_Task requirements_
Repeat the lines below exactly as written, please, from the line with "Write the TikZ code for this diagram." to the line with "(0,0) rectangle (35.3,-15.98);", both lines included, and no others.

○ ○ ○ ○ ○

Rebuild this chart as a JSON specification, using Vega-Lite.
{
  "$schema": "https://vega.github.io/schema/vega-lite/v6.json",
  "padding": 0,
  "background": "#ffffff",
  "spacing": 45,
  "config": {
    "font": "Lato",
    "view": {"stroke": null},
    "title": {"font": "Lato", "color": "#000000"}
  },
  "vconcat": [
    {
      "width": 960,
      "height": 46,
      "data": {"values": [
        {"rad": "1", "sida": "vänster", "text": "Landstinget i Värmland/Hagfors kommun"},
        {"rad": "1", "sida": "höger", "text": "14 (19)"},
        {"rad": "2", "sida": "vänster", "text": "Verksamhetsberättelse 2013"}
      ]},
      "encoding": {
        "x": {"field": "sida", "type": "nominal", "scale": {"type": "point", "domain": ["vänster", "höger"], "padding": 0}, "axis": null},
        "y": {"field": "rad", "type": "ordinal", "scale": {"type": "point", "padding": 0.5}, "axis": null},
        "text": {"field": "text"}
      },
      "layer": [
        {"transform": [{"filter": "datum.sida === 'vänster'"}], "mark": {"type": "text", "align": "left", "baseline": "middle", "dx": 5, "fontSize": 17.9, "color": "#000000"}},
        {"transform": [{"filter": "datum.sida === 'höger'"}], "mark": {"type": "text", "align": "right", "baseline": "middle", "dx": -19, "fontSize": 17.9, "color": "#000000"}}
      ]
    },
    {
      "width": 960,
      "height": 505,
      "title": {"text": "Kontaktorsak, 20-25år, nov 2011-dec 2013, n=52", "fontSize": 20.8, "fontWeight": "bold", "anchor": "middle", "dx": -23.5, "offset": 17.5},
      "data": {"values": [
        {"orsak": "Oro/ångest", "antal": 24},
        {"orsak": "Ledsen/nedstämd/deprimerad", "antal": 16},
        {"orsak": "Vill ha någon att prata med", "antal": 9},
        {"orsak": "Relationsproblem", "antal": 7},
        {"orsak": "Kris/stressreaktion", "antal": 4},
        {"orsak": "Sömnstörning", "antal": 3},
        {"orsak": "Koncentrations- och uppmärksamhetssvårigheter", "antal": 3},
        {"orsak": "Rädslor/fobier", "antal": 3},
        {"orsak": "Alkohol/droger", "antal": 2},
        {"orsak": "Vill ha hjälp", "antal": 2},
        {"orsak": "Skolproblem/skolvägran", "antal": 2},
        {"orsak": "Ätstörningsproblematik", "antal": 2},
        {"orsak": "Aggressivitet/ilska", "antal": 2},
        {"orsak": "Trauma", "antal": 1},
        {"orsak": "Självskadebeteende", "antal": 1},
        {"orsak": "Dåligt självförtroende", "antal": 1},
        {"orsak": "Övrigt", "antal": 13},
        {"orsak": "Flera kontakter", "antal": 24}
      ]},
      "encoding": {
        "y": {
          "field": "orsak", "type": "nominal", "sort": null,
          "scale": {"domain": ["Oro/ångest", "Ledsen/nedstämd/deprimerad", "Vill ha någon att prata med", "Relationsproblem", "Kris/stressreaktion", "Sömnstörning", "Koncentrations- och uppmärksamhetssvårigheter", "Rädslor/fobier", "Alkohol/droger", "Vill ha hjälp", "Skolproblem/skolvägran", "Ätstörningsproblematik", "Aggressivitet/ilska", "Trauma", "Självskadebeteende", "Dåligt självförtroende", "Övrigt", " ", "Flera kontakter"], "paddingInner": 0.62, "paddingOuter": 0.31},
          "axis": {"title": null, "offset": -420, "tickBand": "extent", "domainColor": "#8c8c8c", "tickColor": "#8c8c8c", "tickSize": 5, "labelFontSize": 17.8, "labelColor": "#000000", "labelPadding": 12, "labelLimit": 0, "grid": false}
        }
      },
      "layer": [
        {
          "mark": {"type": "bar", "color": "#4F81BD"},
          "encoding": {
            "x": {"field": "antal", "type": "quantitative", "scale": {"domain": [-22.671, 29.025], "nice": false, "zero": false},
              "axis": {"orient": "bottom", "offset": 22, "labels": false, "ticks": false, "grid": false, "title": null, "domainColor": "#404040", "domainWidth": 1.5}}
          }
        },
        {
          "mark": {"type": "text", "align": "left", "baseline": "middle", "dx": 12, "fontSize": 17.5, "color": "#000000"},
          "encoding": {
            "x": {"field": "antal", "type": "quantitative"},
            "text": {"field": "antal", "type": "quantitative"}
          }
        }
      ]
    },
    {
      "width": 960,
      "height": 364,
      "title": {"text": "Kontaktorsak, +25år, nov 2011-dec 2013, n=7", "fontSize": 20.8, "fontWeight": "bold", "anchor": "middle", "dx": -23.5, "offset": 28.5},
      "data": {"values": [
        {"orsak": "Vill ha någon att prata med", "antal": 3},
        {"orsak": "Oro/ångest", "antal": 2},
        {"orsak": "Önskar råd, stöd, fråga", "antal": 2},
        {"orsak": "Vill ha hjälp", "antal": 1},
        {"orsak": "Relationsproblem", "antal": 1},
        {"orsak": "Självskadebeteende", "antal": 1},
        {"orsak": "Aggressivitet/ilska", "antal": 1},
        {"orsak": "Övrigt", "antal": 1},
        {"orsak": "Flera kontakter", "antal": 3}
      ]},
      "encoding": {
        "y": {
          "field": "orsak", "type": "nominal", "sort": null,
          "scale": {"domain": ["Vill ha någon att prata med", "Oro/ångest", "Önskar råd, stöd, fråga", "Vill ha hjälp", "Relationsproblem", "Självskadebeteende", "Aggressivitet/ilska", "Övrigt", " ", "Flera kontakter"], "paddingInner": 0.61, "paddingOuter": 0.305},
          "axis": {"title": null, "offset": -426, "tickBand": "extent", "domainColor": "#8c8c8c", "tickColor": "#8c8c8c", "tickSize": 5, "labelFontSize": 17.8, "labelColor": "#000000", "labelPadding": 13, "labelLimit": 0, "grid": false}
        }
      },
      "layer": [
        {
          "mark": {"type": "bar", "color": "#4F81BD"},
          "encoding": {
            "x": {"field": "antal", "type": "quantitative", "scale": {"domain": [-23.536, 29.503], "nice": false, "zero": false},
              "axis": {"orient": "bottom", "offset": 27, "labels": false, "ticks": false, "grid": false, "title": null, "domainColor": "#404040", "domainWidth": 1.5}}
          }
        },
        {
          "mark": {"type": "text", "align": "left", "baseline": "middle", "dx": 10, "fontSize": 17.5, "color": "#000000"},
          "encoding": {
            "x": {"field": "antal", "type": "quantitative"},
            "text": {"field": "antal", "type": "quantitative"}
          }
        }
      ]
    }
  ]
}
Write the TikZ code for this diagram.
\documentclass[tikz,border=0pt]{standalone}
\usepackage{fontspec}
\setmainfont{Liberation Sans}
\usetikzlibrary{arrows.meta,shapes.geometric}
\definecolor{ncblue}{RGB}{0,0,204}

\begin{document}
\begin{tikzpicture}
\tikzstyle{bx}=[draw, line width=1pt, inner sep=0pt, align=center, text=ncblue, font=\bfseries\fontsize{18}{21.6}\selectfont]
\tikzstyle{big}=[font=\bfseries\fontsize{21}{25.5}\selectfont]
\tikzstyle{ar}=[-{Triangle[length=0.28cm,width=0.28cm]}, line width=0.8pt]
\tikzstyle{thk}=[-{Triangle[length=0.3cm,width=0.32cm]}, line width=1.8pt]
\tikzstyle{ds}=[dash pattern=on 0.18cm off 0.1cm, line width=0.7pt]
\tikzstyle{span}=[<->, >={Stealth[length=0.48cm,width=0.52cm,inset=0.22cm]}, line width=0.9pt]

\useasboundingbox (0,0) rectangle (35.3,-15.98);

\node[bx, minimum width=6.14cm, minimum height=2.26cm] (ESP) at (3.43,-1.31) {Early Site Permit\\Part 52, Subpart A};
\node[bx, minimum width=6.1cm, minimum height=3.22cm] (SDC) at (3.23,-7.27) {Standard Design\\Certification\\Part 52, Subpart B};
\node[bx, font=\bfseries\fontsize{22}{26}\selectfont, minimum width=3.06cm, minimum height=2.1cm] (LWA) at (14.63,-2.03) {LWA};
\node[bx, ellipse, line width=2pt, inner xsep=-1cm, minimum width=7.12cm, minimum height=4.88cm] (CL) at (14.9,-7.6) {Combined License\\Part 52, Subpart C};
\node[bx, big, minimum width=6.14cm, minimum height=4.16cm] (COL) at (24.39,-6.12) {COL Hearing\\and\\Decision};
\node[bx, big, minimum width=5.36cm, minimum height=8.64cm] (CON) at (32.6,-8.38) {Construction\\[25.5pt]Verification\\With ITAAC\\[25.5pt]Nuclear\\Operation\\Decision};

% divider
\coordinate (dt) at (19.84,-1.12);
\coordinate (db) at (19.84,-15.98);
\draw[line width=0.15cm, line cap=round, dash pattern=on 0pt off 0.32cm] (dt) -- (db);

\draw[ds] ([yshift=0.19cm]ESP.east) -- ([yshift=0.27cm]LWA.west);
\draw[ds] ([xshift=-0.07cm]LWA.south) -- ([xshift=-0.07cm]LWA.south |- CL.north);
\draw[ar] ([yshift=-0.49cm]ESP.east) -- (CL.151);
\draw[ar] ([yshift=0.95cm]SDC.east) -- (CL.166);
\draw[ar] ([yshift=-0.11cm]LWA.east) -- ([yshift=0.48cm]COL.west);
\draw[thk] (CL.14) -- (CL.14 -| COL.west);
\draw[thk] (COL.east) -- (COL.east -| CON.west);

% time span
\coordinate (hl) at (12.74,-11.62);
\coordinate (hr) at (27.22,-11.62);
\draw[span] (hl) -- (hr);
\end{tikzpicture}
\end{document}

○ ○ ○ ○ ○

_The reply_
Write the TikZ code for this diagram.
\documentclass[tikz,border=0pt]{standalone}
\usepackage{fontspec}
\setmainfont{Liberation Sans}
\usetikzlibrary{arrows.meta,shapes.geometric}
\definecolor{ncblue}{RGB}{0,0,204}

\begin{document}
\begin{tikzpicture}
\tikzstyle{bx}=[draw, line width=1pt, inner sep=0pt, align=center, text=ncblue, font=\bfseries\fontsize{18}{21.6}\selectfont]
\tikzstyle{big}=[font=\bfseries\fontsize{21}{25.5}\selectfont]
\tikzstyle{ar}=[-{Triangle[length=0.28cm,width=0.28cm]}, line width=0.8pt]
\tikzstyle{thk}=[-{Triangle[length=0.3cm,width=0.32cm]}, line width=1.8pt]
\tikzstyle{ds}=[dash pattern=on 0.18cm off 0.1cm, line width=0.7pt]
\tikzstyle{span}=[<->, >={Stealth[length=0.48cm,width=0.52cm,inset=0.22cm]}, line width=0.9pt]

\useasboundingbox (0,0) rectangle (35.3,-15.98);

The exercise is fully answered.